Charlie Kocurek

Charlie Kocurek
Charlie stands by a grave circle in the Bronze Age site of Mycenae, a popular site for budding archaeologists like her to visit.

First-hand learning at ancient sites

As her plane neared Athens, Charlie pushed her forehead to the window, searching. There was the unmistakable shape of the Parthenon. She could hardly believe that soon she would be standing on the Acropolis, viewing these ancient structures with her own eyes.  

Charlie Kocurek took her first class in Greek and Roman Studies less than two years earlier. The professor’s enthusiasm and passion was infectious and Charlie was hooked. When she heard about Classical Studies Abroad, an upper level course taught in Greece, she made it her goal to join the trip.

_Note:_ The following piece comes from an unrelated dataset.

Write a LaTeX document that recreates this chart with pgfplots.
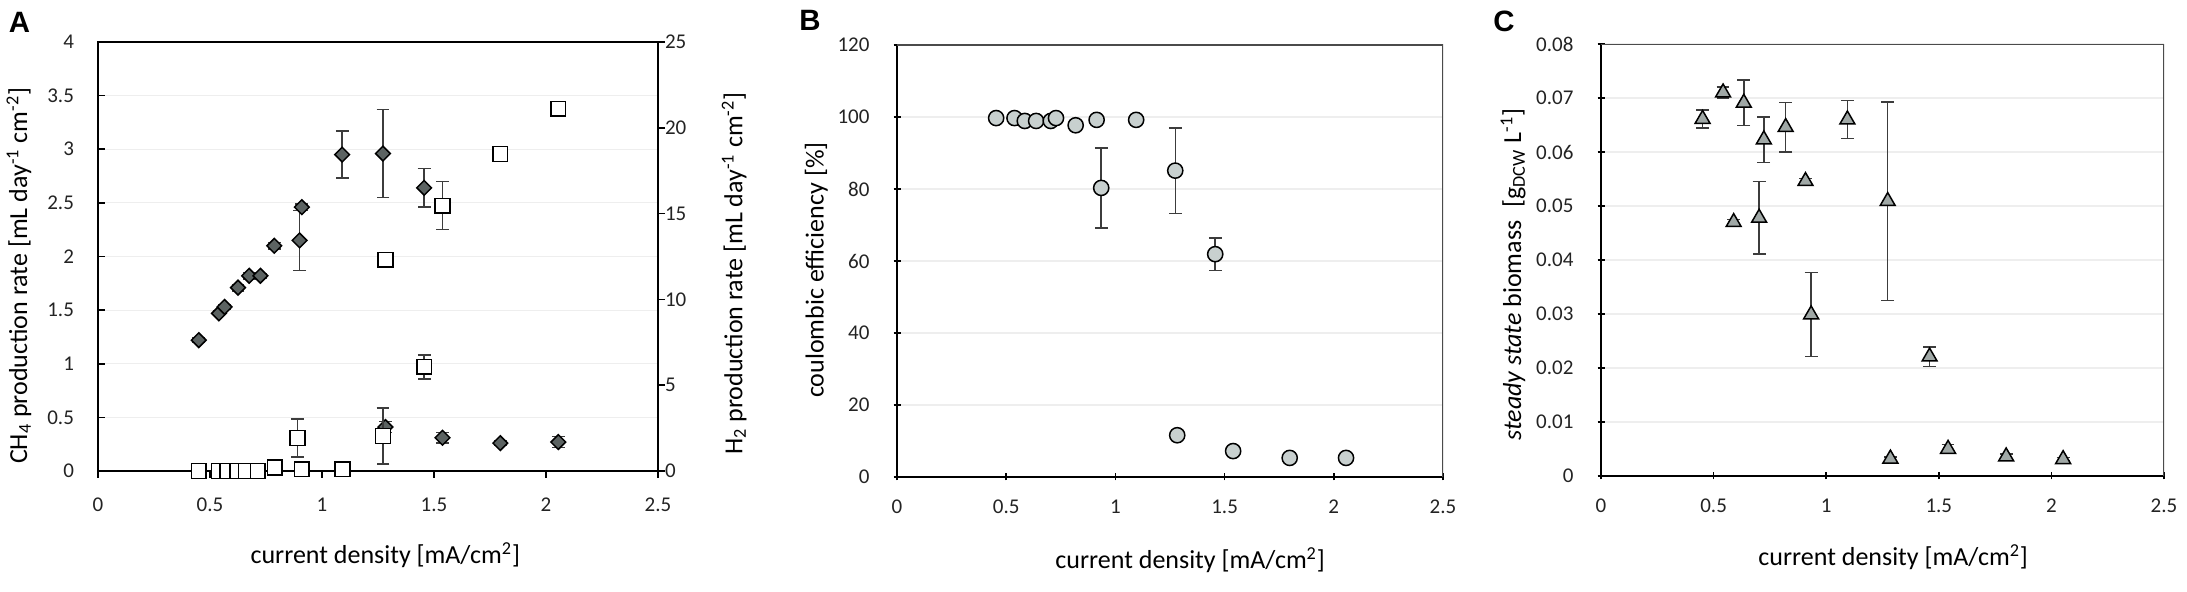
\documentclass[border=0pt]{standalone}
\usepackage{fontspec}
\setmainfont{Carlito}
\newfontfamily\letterfont{Liberation Sans}
\usepackage{pgfplots}
\pgfplotsset{compat=1.18}

\definecolor{diamfill}{RGB}{92,99,98}
\definecolor{circfill}{RGB}{200,208,207}
\definecolor{trifill}{RGB}{160,168,166}
\definecolor{errc}{RGB}{60,60,60}
\definecolor{gridc}{RGB}{238,238,238}
\definecolor{framec}{RGB}{75,75,75}
\definecolor{tickc}{RGB}{35,35,35}

\pgfplotsset{
  panel/.style={
    scale only axis,
    xmin=0, xmax=2.5,
    xtick={0,0.5,1,1.5,2,2.5},
    xticklabels={0,0.5,1,1.5,2,2.5},
    scaled y ticks=false,
    /pgf/number format/assume math mode=true,
    ymajorgrids,
    major grid style={gridc, line width=0.6pt},
    axis line style={black, line width=0.8pt},
    major tick length=3.5pt,
    every tick/.style={black, line width=0.8pt},
    xtick align=outside,
    ytick align=inside,
    tick label style={font=\fontsize{10.5}{12}\selectfont, color=tickc},
    xticklabel style={yshift=-6.4pt},
    yticklabel style={xshift=-8.5pt},
    label style={font=\fontsize{13}{15}\selectfont},
    error bars/y dir=both,
    error bars/y explicit,
    error bars/error bar style={errc, line width=0.75pt},
    error bars/error mark options={rotate=90, errc, mark size=3.2pt, line width=0.75pt},
  },
}

\begin{document}
\begin{tikzpicture}
\useasboundingbox (0,0) rectangle (1093.5pt,296pt);

% ---------------- Panel A ----------------
\begin{axis}[panel,
  at={(49pt,60.5pt)}, anchor=south west,
  width=280pt, height=214.5pt,
  ymin=0, ymax=4,
  ytick={0,0.5,1,1.5,2,2.5,3,3.5,4},
  yticklabels={0,0.5,1,1.5,2,2.5,3,3.5,4},
  xtick pos=bottom, ytick pos=left,
  xlabel={current density [mA/cm\textsuperscript{2}]},
  ylabel={CH\textsubscript{4} production rate [mL day\textsuperscript{-1} cm\textsuperscript{-2}]},
  xlabel style={at={(axis description cs:0.513,-0.196)}, anchor=center},
  ylabel style={at={(axis description cs:-0.141,0.455)}, anchor=center},
]
\addplot+[only marks, mark=square*, mark size=2.6pt,
  mark options={rotate=45, fill=diamfill, draw=black, line width=0.75pt}]
coordinates {
(0.45,1.22) +- (0,0.02)
(0.54,1.47) +- (0,0.02)
(0.565,1.53) +- (0,0.02)
(0.625,1.71) +- (0,0.03)
(0.675,1.82) +- (0,0.03)
(0.725,1.82) +- (0,0.02)
(0.787,2.10) +- (0,0.03)
(0.90,2.15) +- (0,0.28)
(0.91,2.46) +- (0,0.03)
(1.09,2.95) +- (0,0.22)
(1.272,2.96) +- (0,0.41)
(1.283,0.41) +- (0,0.05)
(1.456,2.64) +- (0,0.18)
(1.538,0.31) +- (0,0.05)
(1.796,0.26) +- (0,0.02)
(2.055,0.27) +- (0,0.05)
};
\end{axis}

\begin{axis}[panel,
  at={(49pt,60.5pt)}, anchor=south west,
  width=280pt, height=214.5pt,
  axis x line=none, axis y line*=right,
  ymajorgrids=false,
  ytick align=outside,
  yticklabel style={xshift=5pt},
  ymin=0, ymax=25,
  ytick={0,5,10,15,20,25},
  ylabel={H\textsubscript{2} production rate [mL day\textsuperscript{-1} cm\textsuperscript{-2}]},
  ylabel style={at={(axis description cs:1.136,0.46)}, anchor=center},
]
\addplot+[only marks, mark=square*, mark size=3.7pt,
  mark options={fill=white, draw=black, line width=0.75pt}]
coordinates {
(0.45,0) +- (0,0.05)
(0.54,0) +- (0,0.05)
(0.578,0) +- (0,0.05)
(0.622,0) +- (0,0.05)
(0.66,0) +- (0,0.05)
(0.713,0) +- (0,0.05)
(0.789,0.2) +- (0,0.1)
(0.89,1.93) +- (0,1.1)
(0.91,0.1) +- (0,0.05)
(1.092,0.1) +- (0,0.05)
(1.272,2.04) +- (0,1.63)
(1.283,12.31) +- (0,0.3)
(1.456,6.07) +- (0,0.7)
(1.538,15.46) +- (0,1.4)
(1.796,18.47) +- (0,0.3)
(2.055,21.11) +- (0,0.4)
};
\end{axis}

% ---------------- Panel B ----------------
\begin{axis}[panel,
  at={(448.5pt,57.5pt)}, anchor=south west,
  width=273pt, height=216pt,
  axis lines=left, axis line style={-, black, line width=0.8pt},
  ymin=0, ymax=120,
  ytick={0,20,40,60,80,100,120},
  xlabel={current density [mA/cm\textsuperscript{2}]},
  ylabel={coulombic efficiency [\%]},
  xlabel style={at={(axis description cs:0.537,-0.192)}, anchor=center},
  ylabel style={at={(axis description cs:-0.148,0.479)}, anchor=center},
]
\draw[framec, line width=0.8pt] (rel axis cs:0,1) -- (rel axis cs:1,1) -- (rel axis cs:1,0);
\addplot+[only marks, mark=*, mark size=3.8pt,
  mark options={fill=circfill, draw=black, line width=0.75pt}]
coordinates {
(0.454,99.7) +- (0,0.5)
(0.538,99.7) +- (0,0.5)
(0.585,98.9) +- (0,0.5)
(0.637,98.9) +- (0,0.8)
(0.704,98.9) +- (0,0.5)
(0.728,99.7) +- (0,0.5)
(0.818,97.7) +- (0,1.0)
(0.914,99.2) +- (0,0.5)
(0.935,80.3) +- (0,11.1)
(1.095,99.2) +- (0,0.5)
(1.274,85.1) +- (0,11.9)
(1.283,11.6) +- (0,1.0)
(1.457,61.9) +- (0,4.5)
(1.539,7.2) +- (0,1.0)
(1.798,5.3) +- (0,1.0)
(2.056,5.3) +- (0,1.0)
};
\end{axis}

% ---------------- Panel C ----------------
\begin{axis}[panel,
  at={(800.5pt,58pt)}, anchor=south west,
  width=281.5pt, height=216pt,
  axis lines=left, axis line style={-, black, line width=0.8pt},
  ymin=0, ymax=0.08,
  ytick={0,0.01,0.02,0.03,0.04,0.05,0.06,0.07,0.08},
  yticklabels={0,0.01,0.02,0.03,0.04,0.05,0.06,0.07,0.08},
  xlabel={current density [mA/cm\textsuperscript{2}]},
  ylabel={\textit{steady state} biomass\enspace[g\textsubscript{DCW} L\textsuperscript{-1}]},
  xlabel style={at={(axis description cs:0.519,-0.1875)}, anchor=center},
  ylabel style={at={(axis description cs:-0.156,0.466)}, anchor=center},
]
\draw[framec, line width=0.8pt] (rel axis cs:0,1) -- (rel axis cs:1,1) -- (rel axis cs:1,0);
\addplot+[only marks, mark=triangle*, mark size=4.3pt,
  mark options={fill=trifill, draw=black, line width=0.75pt}]
coordinates {
(0.451,0.0661) +- (0,0.0017)
(0.542,0.0710) +- (0,0.001)
(0.589,0.0470) +- (0,0.0005)
(0.634,0.0691) +- (0,0.0042)
(0.702,0.0478) +- (0,0.0067)
(0.723,0.0623) +- (0,0.0042)
(0.820,0.0646) +- (0,0.0046)
(0.908,0.0546) +- (0,0.0005)
(0.933,0.0299) +- (0,0.0078)
(1.094,0.0660) +- (0,0.0035)
(1.273,0.0509) +- (0,0.0184)
(1.285,0.0032) +- (0,0.0003)
(1.459,0.0221) +- (0,0.0018)
(1.541,0.0050) +- (0,0.0008)
(1.799,0.0036) +- (0,0.0005)
(2.052,0.0031) +- (0,0.0003)
};
\end{axis}

% panel letters
\node[font=\letterfont\bfseries\fontsize{14.7}{16}\selectfont, anchor=center] at (9.75pt,284.75pt) {A};
\node[font=\letterfont\bfseries\fontsize{14.7}{16}\selectfont, anchor=center] at (405pt,285.75pt) {B};
\node[font=\letterfont\bfseries\fontsize{14.7}{16}\selectfont, anchor=center] at (752pt,285.25pt) {C};
\end{tikzpicture}
\end{document}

She took extra classes, saved up and applied for the Margareta von Rudloff Travel Assistance Award. That funding made it possible for Charlie to embark on a life-changing trip.

The Caryatids
The Caryatids (Porch of the Maidens) on the Athenian Acropolis quickly became one of Charlie’s favourite spots to take in the view of Athens.

Bringing the subject to life

Over the next three months, Charlie explored monuments, museums, history and architecture. A highlight was visiting the archaeological site of Menelaion. Standing on a site she’d researched so thoroughly made her realize the importance of first-hand experience.

“You can read all of the scholarship about a site, but when you are there in person, it can spark original ideas,” she says. “These are experiences you can’t get from reading books in a classroom on the other side of the world.”
The site of the Menelaion, a hero shrine, is one of Charlie’s personal favourite sites, and one that she feels will influence her future academic career.

Three months becomes six

ApothekeTowards the end of the trip, Dr. Brendan Burke, who was leading the course, took the group to his excavation at Ancient Eleon in central Boeotia. It was a rainy March day and the pits were mostly tarped up, but Charlie decided she couldn’t return to Victoria without being part of the dig. That evening, she knocked on Dr. Burke’s hotel room door and asked him to let her join the team. She would figure out flights, visa and other logistics later.

From May to the end of June, she spent her mornings excavating in the trenches and afternoons inventorying ceramic sherds. By the time she returned to Victoria, after six months abroad, Charlie had more hands-on experience than most graduate students. 

Ancient Eleon
At ancient Eleon, a few days before Charlie returned home from her life-changing trip.